── SOURCE MATERIAL
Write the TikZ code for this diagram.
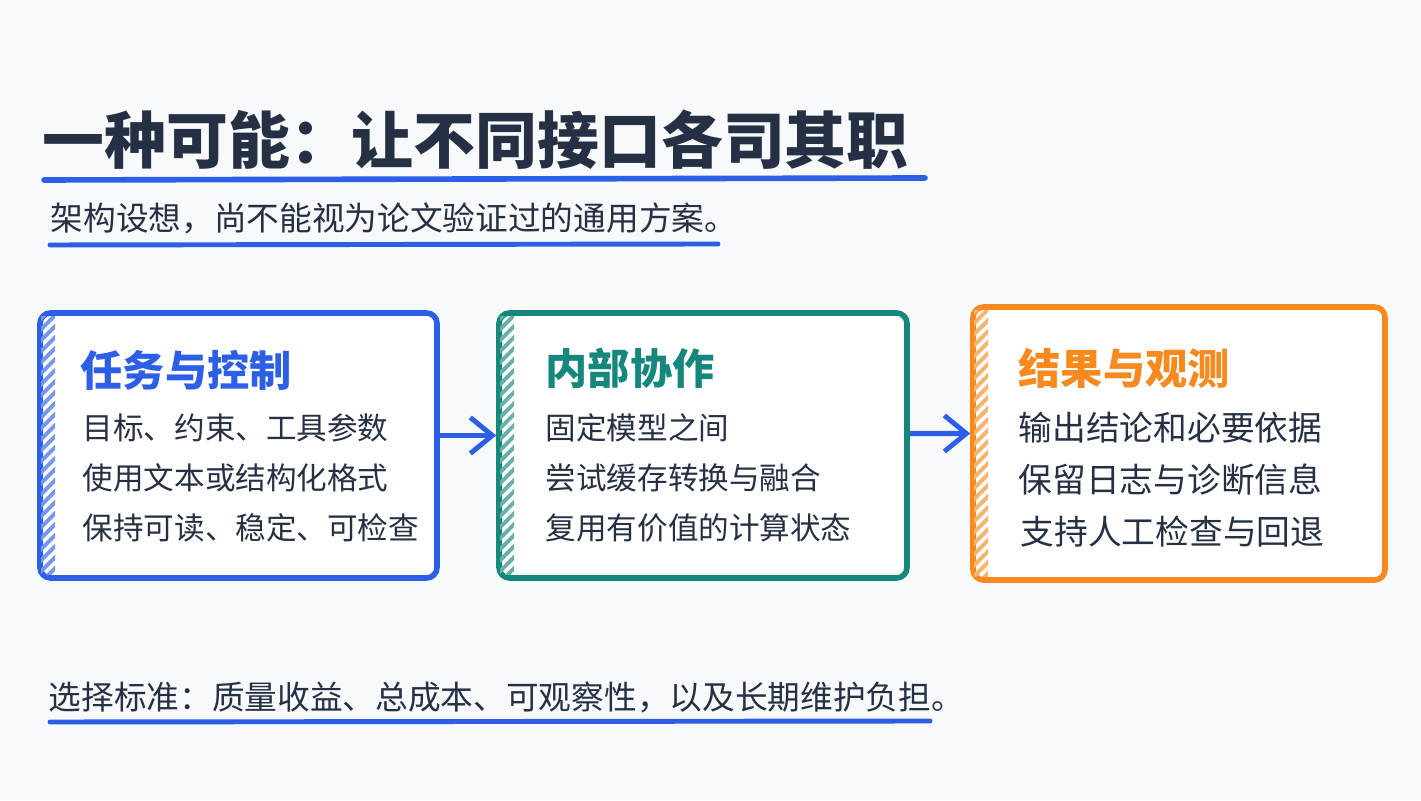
\documentclass[tikz,border=0pt]{standalone}
\usepackage{fontspec}
\setmainfont{Noto Sans CJK SC}
\usepackage{tikz}
\usetikzlibrary{arrows.meta,positioning}
\definecolor{bgpaper}{RGB}{248,249,251}
\definecolor{inkdark}{RGB}{37,48,68}
\definecolor{penblue}{RGB}{45,95,230}
\definecolor{penteal}{RGB}{22,135,124}
\definecolor{penorange}{RGB}{246,138,30}
% diagonal hatch strip along the inner left edge of a box
\newcommand{\hatchstrip}[2]{%
  \begin{scope}
    \clip ([xshift=0.4mm,yshift=-0.6mm]#1.north west) rectangle ([xshift=1.8mm,yshift=0.6mm]#1.south west);
    \foreach \k in {-4,...,28}
      \draw[#2!65, line width=1.1pt] ([xshift=-1mm,yshift=-\k*1.1mm]#1.north west) -- ++(0.3,0.3);
  \end{scope}}

\begin{document}
\begin{tikzpicture}[
  text=inkdark,
  box/.style={draw, rectangle, rounded corners=3pt, fill=white, line width=1.6pt, inner sep=0pt},
  ttl/.style={anchor=west, inner sep=0pt, text=inkdark, font=\fontsize{17.6}{20}\selectfont\bfseries},
  sub/.style={anchor=west, inner sep=0pt, text=inkdark, font=\fontsize{9.3}{11}\selectfont},
  head/.style={anchor=west, inner sep=0pt, font=\fontsize{12}{14}\selectfont\bfseries},
  item/.style={anchor=west, inner sep=0pt, text=inkdark, font=\fontsize{8.7}{10}\selectfont},
  uline/.style={penblue, line width=1.4pt, line cap=round},
  >={Straight Barb[length=2.2mm,width=3.6mm,line width=1.4pt]},
  arrline/.style={->, penblue, line width=1.5pt},
]
\fill[bgpaper] (0,0) rectangle (14.21,8);
\useasboundingbox (0,0) rectangle (14.21,8);

% title and note
\node[ttl] (title) at (0.42,6.60) {一种可能：让不同接口各司其职};
\draw[uline, line width=1.6pt] (0.44,6.20) -- (9.25,6.22);
\node[sub] (note) at (0.50,5.82) {架构设想，尚不能视为论文验证过的通用方案。};
\draw[uline] (0.50,5.55) -- (7.18,5.56);

% three stages
\node[box, draw=penblue, minimum width=3.97cm, minimum height=2.65cm] (task) at (2.385,3.545) {};
\node[box, draw=penteal, minimum width=4.08cm, minimum height=2.65cm] (coop) at (7.03,3.545) {};
\node[box, draw=penorange, minimum width=4.12cm, minimum height=2.73cm] (result) at (11.79,3.565) {};
\hatchstrip{task}{penblue}
\hatchstrip{coop}{penteal}
\hatchstrip{result}{penorange}

\node[head, text=penblue] (taskh) at (0.80,4.30) {任务与控制};
\node[item] (task1) at (0.82,3.72) {目标、约束、工具参数};
\node[item] (task2) at (0.82,3.22) {使用文本或结构化格式};
\node[item] (task3) at (0.82,2.72) {保持可读、稳定、可检查};

\node[head, text=penteal] (cooph) at (5.45,4.32) {内部协作};
\node[item] (coop1) at (5.45,3.72) {固定模型之间};
\node[item] (coop2) at (5.45,3.22) {尝试缓存转换与融合};
\node[item] (coop3) at (5.45,2.72) {复用有价值的计算状态};

\node[head, text=penorange] (resulth) at (10.18,4.32) {结果与观测};
\node[item, font=\fontsize{9.6}{11}\selectfont] (result1) at (10.18,3.72) {输出结论和必要依据};
\node[item, font=\fontsize{9.6}{11}\selectfont] (result2) at (10.18,3.20) {保留日志与诊断信息};
\node[item, font=\fontsize{9.6}{11}\selectfont] (result3) at (10.20,2.68) {支持人工检查与回退};

\draw[arrline] ([yshift=1mm]task.east) -- ([yshift=1mm]coop.west);
\draw[arrline] ([yshift=1.2mm]coop.east) -- ([yshift=1mm]result.west);

% criteria
\node[sub] (crit) at (0.48,1.03) {选择标准：质量收益、总成本、可观察性，以及长期维护负担。};
\draw[uline] (0.50,0.78) -- (9.30,0.79);
\end{tikzpicture}
\end{document}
────
# TO BE DONE:
Write out again every line above exactly as given; the pictures do not belong in the copy.

# RESPONSE TO THIS EXERCISE:
Write the TikZ code for this diagram.
\documentclass[tikz,border=0pt]{standalone}
\usepackage{fontspec}
\setmainfont{Noto Sans CJK SC}
\usepackage{tikz}
\usetikzlibrary{arrows.meta,positioning}
\definecolor{bgpaper}{RGB}{248,249,251}
\definecolor{inkdark}{RGB}{37,48,68}
\definecolor{penblue}{RGB}{45,95,230}
\definecolor{penteal}{RGB}{22,135,124}
\definecolor{penorange}{RGB}{246,138,30}
% diagonal hatch strip along the inner left edge of a box
\newcommand{\hatchstrip}[2]{%
  \begin{scope}
    \clip ([xshift=0.4mm,yshift=-0.6mm]#1.north west) rectangle ([xshift=1.8mm,yshift=0.6mm]#1.south west);
    \foreach \k in {-4,...,28}
      \draw[#2!65, line width=1.1pt] ([xshift=-1mm,yshift=-\k*1.1mm]#1.north west) -- ++(0.3,0.3);
  \end{scope}}

\begin{document}
\begin{tikzpicture}[
  text=inkdark,
  box/.style={draw, rectangle, rounded corners=3pt, fill=white, line width=1.6pt, inner sep=0pt},
  ttl/.style={anchor=west, inner sep=0pt, text=inkdark, font=\fontsize{17.6}{20}\selectfont\bfseries},
  sub/.style={anchor=west, inner sep=0pt, text=inkdark, font=\fontsize{9.3}{11}\selectfont},
  head/.style={anchor=west, inner sep=0pt, font=\fontsize{12}{14}\selectfont\bfseries},
  item/.style={anchor=west, inner sep=0pt, text=inkdark, font=\fontsize{8.7}{10}\selectfont},
  uline/.style={penblue, line width=1.4pt, line cap=round},
  >={Straight Barb[length=2.2mm,width=3.6mm,line width=1.4pt]},
  arrline/.style={->, penblue, line width=1.5pt},
]
\fill[bgpaper] (0,0) rectangle (14.21,8);
\useasboundingbox (0,0) rectangle (14.21,8);

% title and note
\node[ttl] (title) at (0.42,6.60) {一种可能：让不同接口各司其职};
\draw[uline, line width=1.6pt] (0.44,6.20) -- (9.25,6.22);
\node[sub] (note) at (0.50,5.82) {架构设想，尚不能视为论文验证过的通用方案。};
\draw[uline] (0.50,5.55) -- (7.18,5.56);

% three stages
\node[box, draw=penblue, minimum width=3.97cm, minimum height=2.65cm] (task) at (2.385,3.545) {};
\node[box, draw=penteal, minimum width=4.08cm, minimum height=2.65cm] (coop) at (7.03,3.545) {};
\node[box, draw=penorange, minimum width=4.12cm, minimum height=2.73cm] (result) at (11.79,3.565) {};
\hatchstrip{task}{penblue}
\hatchstrip{coop}{penteal}
\hatchstrip{result}{penorange}

\node[head, text=penblue] (taskh) at (0.80,4.30) {任务与控制};
\node[item] (task1) at (0.82,3.72) {目标、约束、工具参数};
\node[item] (task2) at (0.82,3.22) {使用文本或结构化格式};
\node[item] (task3) at (0.82,2.72) {保持可读、稳定、可检查};

\node[head, text=penteal] (cooph) at (5.45,4.32) {内部协作};
\node[item] (coop1) at (5.45,3.72) {固定模型之间};
\node[item] (coop2) at (5.45,3.22) {尝试缓存转换与融合};
\node[item] (coop3) at (5.45,2.72) {复用有价值的计算状态};

\node[head, text=penorange] (resulth) at (10.18,4.32) {结果与观测};
\node[item, font=\fontsize{9.6}{11}\selectfont] (result1) at (10.18,3.72) {输出结论和必要依据};
\node[item, font=\fontsize{9.6}{11}\selectfont] (result2) at (10.18,3.20) {保留日志与诊断信息};
\node[item, font=\fontsize{9.6}{11}\selectfont] (result3) at (10.20,2.68) {支持人工检查与回退};

\draw[arrline] ([yshift=1mm]task.east) -- ([yshift=1mm]coop.west);
\draw[arrline] ([yshift=1.2mm]coop.east) -- ([yshift=1mm]result.west);

% criteria
\node[sub] (crit) at (0.48,1.03) {选择标准：质量收益、总成本、可观察性，以及长期维护负担。};
\draw[uline] (0.50,0.78) -- (9.30,0.79);
\end{tikzpicture}
\end{document}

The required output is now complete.